Story from the UK Telegraph. (H/T Weasel Zippers via ECM)

Excerpt:

The chance to secure crucial information about al-Qaeda operations in Yemen was lost because the Obama administration decided to charge and prosecute Umar Farouk Abdulmutallab as an ordinary criminal, critics say. He is said to have reduced his co-operation with FBI interrogators on the advice of his government-appointed defence counsel.

[…]”He was singing like a canary, then we charged him in civilian proceedings, he got a lawyer and shut up,” Slade Gorton, a member of the 9/11 Commission that investigated the Sept 2001 terror attacks on the US, told The Sunday Telegraph.

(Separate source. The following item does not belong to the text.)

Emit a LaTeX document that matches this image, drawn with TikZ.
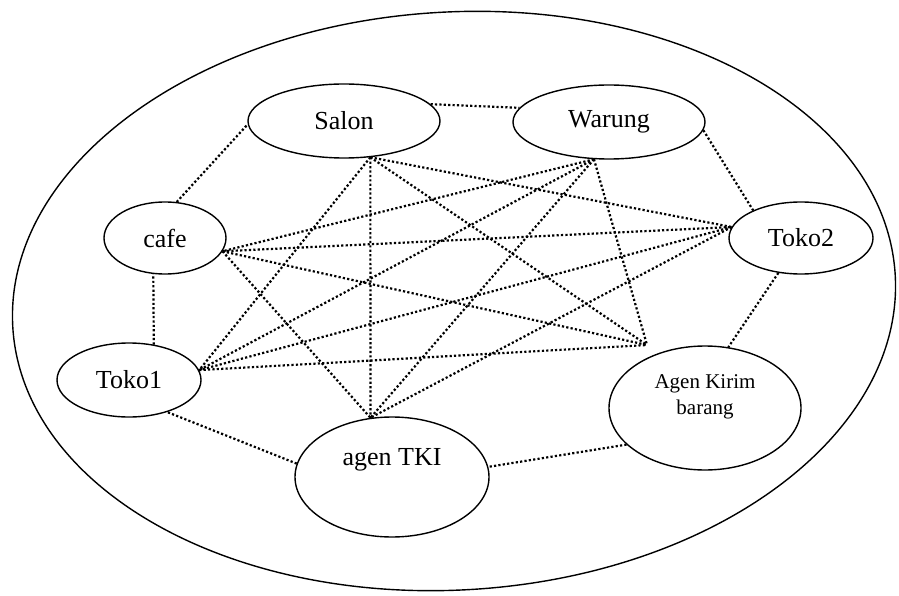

[…]Abdulmutallab could have been held and interrogated in military custody under existing US legislation before a decision was taken whether to charge him before a military tribunal or a civilian court, according to Michael Mukasey, the last Attorney General under President George W Bush.

Mr Mukasey argues that it was crucial to gain intelligence from him immediately as details about locations, names and other plots is subject to rapid change. For the same reason, he dismissed the argument by John Brennan, Mr Obama’s chief counter-terrorism adviser, that investigators will garner valuable data during any plea-bargaining talks.

Democrats are not serious about counter-terrorism.